For state inference in Hidden Markov Models (HMMs), we implement two common algorithms:

Forward-Backward Algorithm

The Forward-Backward algorithm is used to compute the posterior state probabilities at each time step. Given the observed data, it calculates the probability of being in each possible hidden state at each time step, marginalizing over all possible state sequences.

StateSpaceDynamics.class_probabilitiesMethod
function class_probabilities(model::HiddenMarkovModel, Y::Matrix{<:Real}, X::Union{Matrix{<:Real},Nothing}=nothing;)

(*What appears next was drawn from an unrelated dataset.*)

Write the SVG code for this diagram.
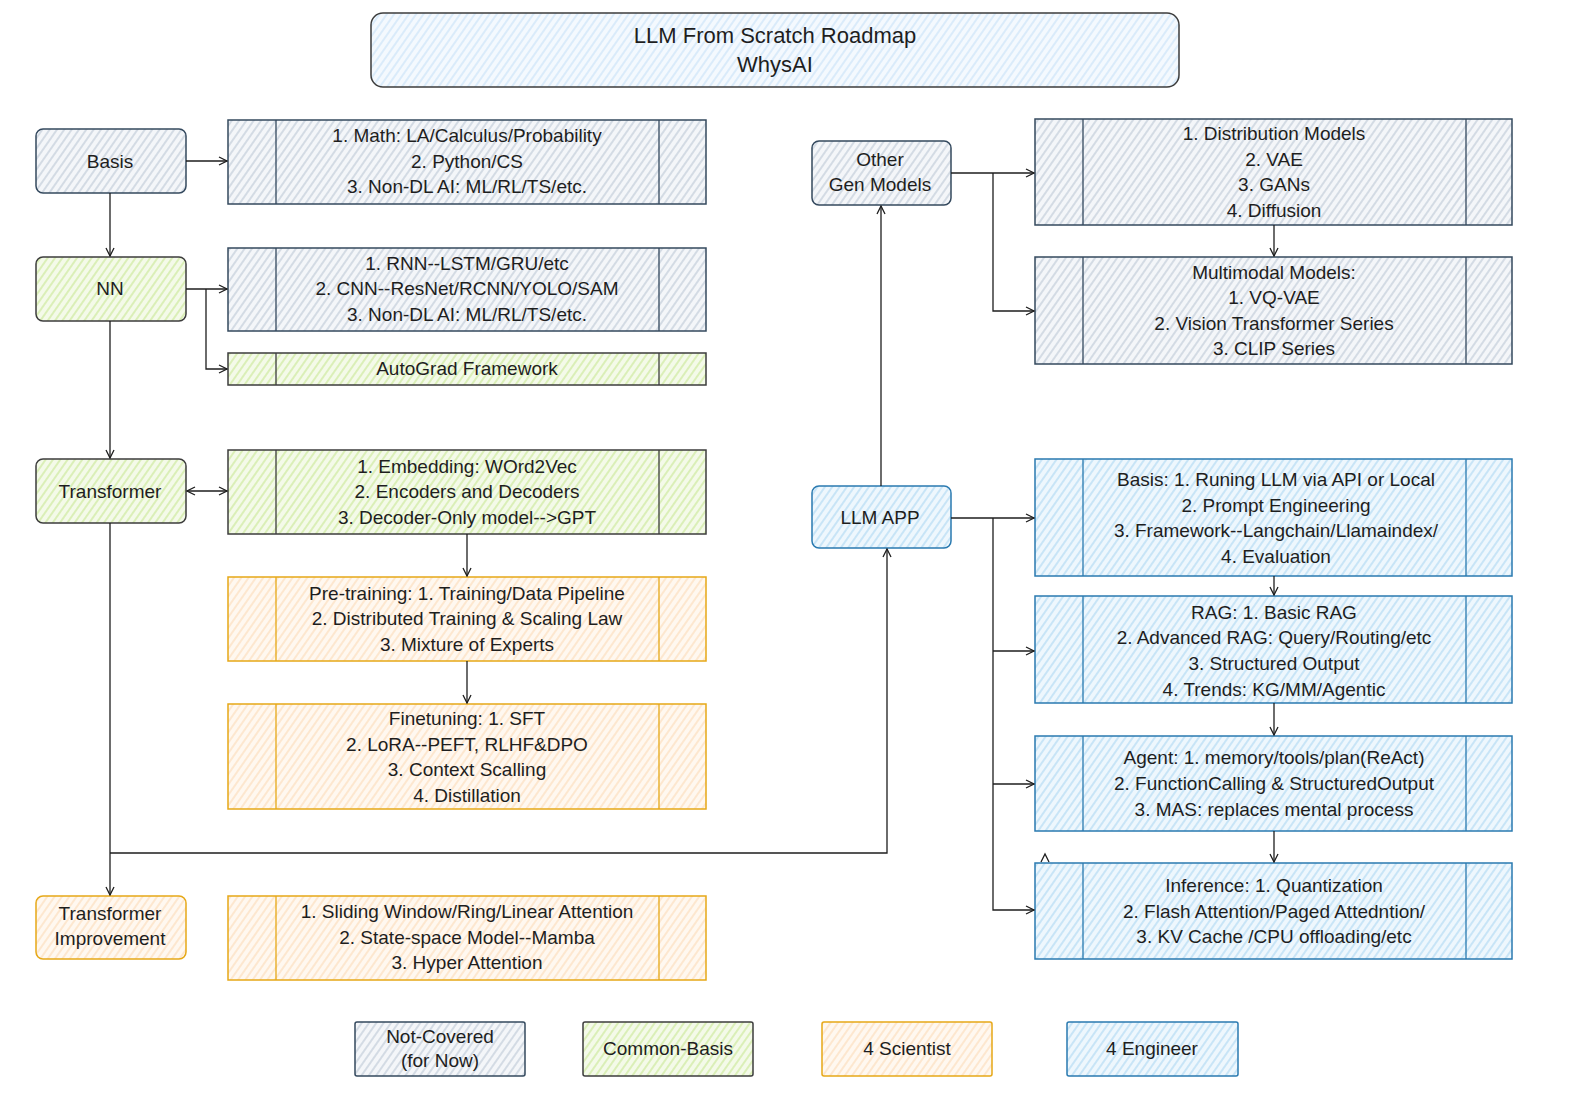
<svg xmlns="http://www.w3.org/2000/svg" width="1570" height="1096" viewBox="0 0 1570 1096">
<defs>
  <pattern id="hGray" width="6" height="6" patternUnits="userSpaceOnUse" patternTransform="rotate(35)">
    <rect width="6" height="6" fill="#f4f6f9"/>
    <line x1="1" y1="0" x2="1" y2="6" stroke="#b9c5d3" stroke-width="1.1"/>
  </pattern>
  <pattern id="hGreen" width="6" height="6" patternUnits="userSpaceOnUse" patternTransform="rotate(35)">
    <rect width="6" height="6" fill="#f4fae9"/>
    <line x1="1" y1="0" x2="1" y2="6" stroke="#c6e68f" stroke-width="1.1"/>
  </pattern>
  <pattern id="hOrange" width="6" height="6" patternUnits="userSpaceOnUse" patternTransform="rotate(35)">
    <rect width="6" height="6" fill="#fff8f0"/>
    <line x1="1" y1="0" x2="1" y2="6" stroke="#fcd9b4" stroke-width="1.1"/>
  </pattern>
  <pattern id="hBlue" width="6" height="6" patternUnits="userSpaceOnUse" patternTransform="rotate(35)">
    <rect width="6" height="6" fill="#eef7fd"/>
    <line x1="1" y1="0" x2="1" y2="6" stroke="#a9d6f2" stroke-width="1.1"/>
  </pattern>
  <pattern id="hTitle" width="6" height="6" patternUnits="userSpaceOnUse" patternTransform="rotate(35)">
    <rect width="6" height="6" fill="#f4f9fe"/>
    <line x1="1" y1="0" x2="1" y2="6" stroke="#c5e1f8" stroke-width="1.1"/>
  </pattern>
  <marker id="arr" viewBox="0 0 10 10" refX="9" refY="5" markerWidth="10" markerHeight="10" markerUnits="userSpaceOnUse" orient="auto-start-reverse">
    <path d="M1,1 L9,5 L1,9" fill="none" stroke="#1e1e1e" stroke-width="1.3"/>
  </marker>
</defs>
<style>
  text { font-family: "Liberation Sans", Arial, sans-serif; font-size: 19px; fill: #1e1e1e; text-anchor: middle; dominant-baseline: central; }
  .title { font-size: 22px; }
  .gray { fill: url(#hGray); stroke: #34495e; stroke-width: 1.5; }
  .green { fill: url(#hGreen); stroke: #3d3d3d; stroke-width: 1.5; }
  .orange { fill: url(#hOrange); stroke: #e6a817; stroke-width: 1.5; }
  .blue { fill: url(#hBlue); stroke: #2a7ab0; stroke-width: 1.5; }
  .tbox { fill: url(#hTitle); stroke: #3d3d3d; stroke-width: 1.5; }
  .div { stroke-width: 1.3; fill: none; }
  .gdiv { stroke: #34495e; }
  .grdiv { stroke: #3d3d3d; }
  .odiv { stroke: #e6a817; }
  .bdiv { stroke: #2a7ab0; }
  .conn path { fill: none; stroke: #1e1e1e; stroke-width: 1.3; }
</style>
<rect width="1570" height="1096" fill="#ffffff"/>

<g id="title">
  <rect class="tbox" x="371" y="13" width="808" height="74" rx="12"/>
  <text class="title" x="775" y="35">LLM From Scratch Roadmap</text>
  <text class="title" x="775" y="64">WhysAI</text>
</g>

<g id="basis">
  <rect class="gray" x="36" y="129" width="150" height="64" rx="7"/>
  <text x="110" y="161">Basis</text>
</g>
<g id="basis-topics">
  <rect class="gray" x="228" y="120" width="478" height="84"/>
  <path class="div gdiv" d="M276,120 V204 M659,120 V204"/>
  <text x="467" y="135">1. Math: LA/Calculus/Probability</text>
  <text x="467" y="161">2. Python/CS</text>
  <text x="467" y="186">3. Non-DL AI: ML/RL/TS/etc.</text>
</g>

<g id="nn">
  <rect class="green" x="36" y="257" width="150" height="64" rx="7"/>
  <text x="110" y="288">NN</text>
</g>
<g id="nn-topics">
  <rect class="gray" x="228" y="248" width="478" height="83"/>
  <path class="div gdiv" d="M276,248 V331 M659,248 V331"/>
  <text x="467" y="263">1. RNN--LSTM/GRU/etc</text>
  <text x="467" y="288">2. CNN--ResNet/RCNN/YOLO/SAM</text>
  <text x="467" y="314">3. Non-DL AI: ML/RL/TS/etc.</text>
</g>
<g id="autograd">
  <rect class="green" x="228" y="353" width="478" height="32"/>
  <path class="div grdiv" d="M276,353 V385 M659,353 V385"/>
  <text x="467" y="368">AutoGrad Framework</text>
</g>

<g id="transformer">
  <rect class="green" x="36" y="459" width="150" height="64" rx="7"/>
  <text x="110" y="491">Transformer</text>
</g>
<g id="transformer-topics">
  <rect class="green" x="228" y="450" width="478" height="84"/>
  <path class="div grdiv" d="M276,450 V534 M659,450 V534"/>
  <text x="467" y="466">1. Embedding: WOrd2Vec</text>
  <text x="467" y="491">2. Encoders and Decoders</text>
  <text x="467" y="517">3. Decoder-Only model--&gt;GPT</text>
</g>
<g id="pretraining">
  <rect class="orange" x="228" y="577" width="478" height="84"/>
  <path class="div odiv" d="M276,577 V661 M659,577 V661"/>
  <text x="467" y="593">Pre-training: 1. Training/Data Pipeline</text>
  <text x="467" y="618">2. Distributed Training &amp; Scaling Law</text>
  <text x="467" y="644">3. Mixture of Experts</text>
</g>
<g id="finetuning">
  <rect class="orange" x="228" y="704" width="478" height="105"/>
  <path class="div odiv" d="M276,704 V809 M659,704 V809"/>
  <text x="467" y="718">Finetuning: 1. SFT</text>
  <text x="467" y="744">2. LoRA--PEFT, RLHF&amp;DPO</text>
  <text x="467" y="769">3. Context Scalling</text>
  <text x="467" y="795">4. Distillation</text>
</g>

<g id="transformer-improvement">
  <rect class="orange" x="36" y="896" width="150" height="63" rx="7"/>
  <text x="110" y="913">Transformer</text>
  <text x="110" y="938">Improvement</text>
</g>
<g id="improvement-topics">
  <rect class="orange" x="228" y="896" width="478" height="84"/>
  <path class="div odiv" d="M276,896 V980 M659,896 V980"/>
  <text x="467" y="911">1. Sliding Window/Ring/Linear Attention</text>
  <text x="467" y="937">2. State-space Model--Mamba</text>
  <text x="467" y="962">3. Hyper Attention</text>
</g>

<g id="other-gen-models">
  <rect class="gray" x="812" y="141" width="139" height="64" rx="7"/>
  <text x="880" y="159">Other</text>
  <text x="880" y="184">Gen Models</text>
</g>
<g id="distribution-models">
  <rect class="gray" x="1035" y="119" width="477" height="106"/>
  <path class="div gdiv" d="M1083,119 V225 M1466,119 V225"/>
  <text x="1274" y="133">1. Distribution Models</text>
  <text x="1274" y="159">2. VAE</text>
  <text x="1274" y="184">3. GANs</text>
  <text x="1274" y="210">4. Diffusion</text>
</g>
<g id="multimodal-models">
  <rect class="gray" x="1035" y="257" width="477" height="107"/>
  <path class="div gdiv" d="M1083,257 V364 M1466,257 V364"/>
  <text x="1274" y="272">Multimodal Models:</text>
  <text x="1274" y="297">1. VQ-VAE</text>
  <text x="1274" y="323">2. Vision Transformer Series</text>
  <text x="1274" y="348">3. CLIP Series</text>
</g>

<g id="llm-app">
  <rect class="blue" x="812" y="486" width="139" height="62" rx="7"/>
  <text x="880" y="517">LLM APP</text>
</g>
<g id="app-basis">
  <rect class="blue" x="1035" y="459" width="477" height="117"/>
  <path class="div bdiv" d="M1083,459 V576 M1466,459 V576"/>
  <text x="1276" y="479">Basis: 1. Runing LLM via API or Local</text>
  <text x="1276" y="505">2. Prompt Engineering</text>
  <text x="1276" y="530">3. Framework--Langchain/Llamaindex/</text>
  <text x="1276" y="556">4. Evaluation</text>
</g>
<g id="rag">
  <rect class="blue" x="1035" y="596" width="477" height="107"/>
  <path class="div bdiv" d="M1083,596 V703 M1466,596 V703"/>
  <text x="1274" y="612">RAG: 1. Basic RAG</text>
  <text x="1274" y="637">2. Advanced RAG: Query/Routing/etc</text>
  <text x="1274" y="663">3. Structured Output</text>
  <text x="1274" y="689">4. Trends: KG/MM/Agentic</text>
</g>
<g id="agent">
  <rect class="blue" x="1035" y="736" width="477" height="95"/>
  <path class="div bdiv" d="M1083,736 V831 M1466,736 V831"/>
  <text x="1274" y="757">Agent: 1. memory/tools/plan(ReAct)</text>
  <text x="1274" y="783">2. FunctionCalling &amp; StructuredOutput</text>
  <text x="1274" y="809">3. MAS: replaces mental process</text>
</g>
<g id="inference">
  <rect class="blue" x="1035" y="863" width="477" height="96"/>
  <path class="div bdiv" d="M1083,863 V959 M1466,863 V959"/>
  <text x="1274" y="885">Inference: 1. Quantization</text>
  <text x="1274" y="911">2. Flash Attention/Paged Attedntion/</text>
  <text x="1274" y="936">3. KV Cache /CPU offloading/etc</text>
</g>

<g id="legend-not-covered">
  <rect class="gray" x="355" y="1022" width="170" height="54" rx="2"/>
  <text x="440" y="1036">Not-Covered</text>
  <text x="440" y="1060">(for Now)</text>
</g>
<g id="legend-common-basis">
  <rect class="green" x="583" y="1022" width="170" height="54" rx="2"/>
  <text x="668" y="1048">Common-Basis</text>
</g>
<g id="legend-scientist">
  <rect class="orange" x="822" y="1022" width="170" height="54" rx="2"/>
  <text x="907" y="1048">4 Scientist</text>
</g>
<g id="legend-engineer">
  <rect class="blue" x="1067" y="1022" width="171" height="54" rx="2"/>
  <text x="1152" y="1048">4 Engineer</text>
</g>

<g id="connectors" class="conn">
  <path d="M186,161 H227" marker-end="url(#arr)"/>
  <path d="M110,193 V256" marker-end="url(#arr)"/>
  <path d="M186,289 H227" marker-end="url(#arr)"/>
  <path d="M206,289 V369 H227" marker-end="url(#arr)"/>
  <path d="M110,321 V458" marker-end="url(#arr)"/>
  <path d="M187,491 H227" marker-start="url(#arr)" marker-end="url(#arr)"/>
  <path d="M467,534 V576" marker-end="url(#arr)"/>
  <path d="M467,661 V703" marker-end="url(#arr)"/>
  <path d="M110,523 V895" marker-end="url(#arr)"/>
  <path d="M110,853 H887 V549" marker-end="url(#arr)"/>
  <path d="M881,486 V206" marker-end="url(#arr)"/>
  <path d="M951,173 H1034" marker-end="url(#arr)"/>
  <path d="M993,173 V311 H1034" marker-end="url(#arr)"/>
  <path d="M1274,225 V256" marker-end="url(#arr)"/>
  <path d="M951,518 H1034" marker-end="url(#arr)"/>
  <path d="M993,518 V910 H1034" marker-end="url(#arr)"/>
  <path d="M993,651 H1034" marker-end="url(#arr)"/>
  <path d="M993,784 H1034" marker-end="url(#arr)"/>
  <path d="M1274,576 V595" marker-end="url(#arr)"/>
  <path d="M1274,703 V735" marker-end="url(#arr)"/>
  <path d="M1274,831 V862" marker-end="url(#arr)"/>
  <path d="M1041,862 L1045,854 L1049,862"/>
</g>
</svg>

Calculate the class probabilities at each time point using forward backward algorithm

Arguments

  • model::HiddenMarkovModel: The Hidden Markov Model to fit.
  • Y::Matrix{<:Real}: The emission data
  • X::Union{Matrix{<:Real},Nothing}=nothing: Optional input data for fitting Switching Regression Models

Returns

  • class_probabilities::Matrix{Float64}: The class probabilities at each timepoint
source

Viterbi Algorithm

The Viterbi algorithm is used for best state sequence labeling. It finds the most likely sequence of hidden states given the observed data. This is done by dynamically computing the highest probability path through the state space, which maximizes the likelihood of the observed sequence.

StateSpaceDynamics.viterbiMethod
viterbi(model::HiddenMarkovModel, Y::Matrix{<:Real}, X::Union{Matrix{<:Real},Nothing}=nothing;)

Get most likely class labels using the Viterbi algorithm

Arguments

  • model::HiddenMarkovModel: The Hidden Markov Model to fit.
  • Y::Matrix{<:Real}: The emission data
  • X::Union{Matrix{<:Real},Nothing}=nothing: Optional input data for fitting Switching Regression Models

Returns

  • best_path::Vector{Float64}: The most likely state label at each timepoint
source

Reference

For a complete mathematical formulation of the relevant HMM and HMM-GLM learning and inference algorithms, we recommend Pattern Recognition and Machine Learning, Chapter 13 by Christopher Bishop.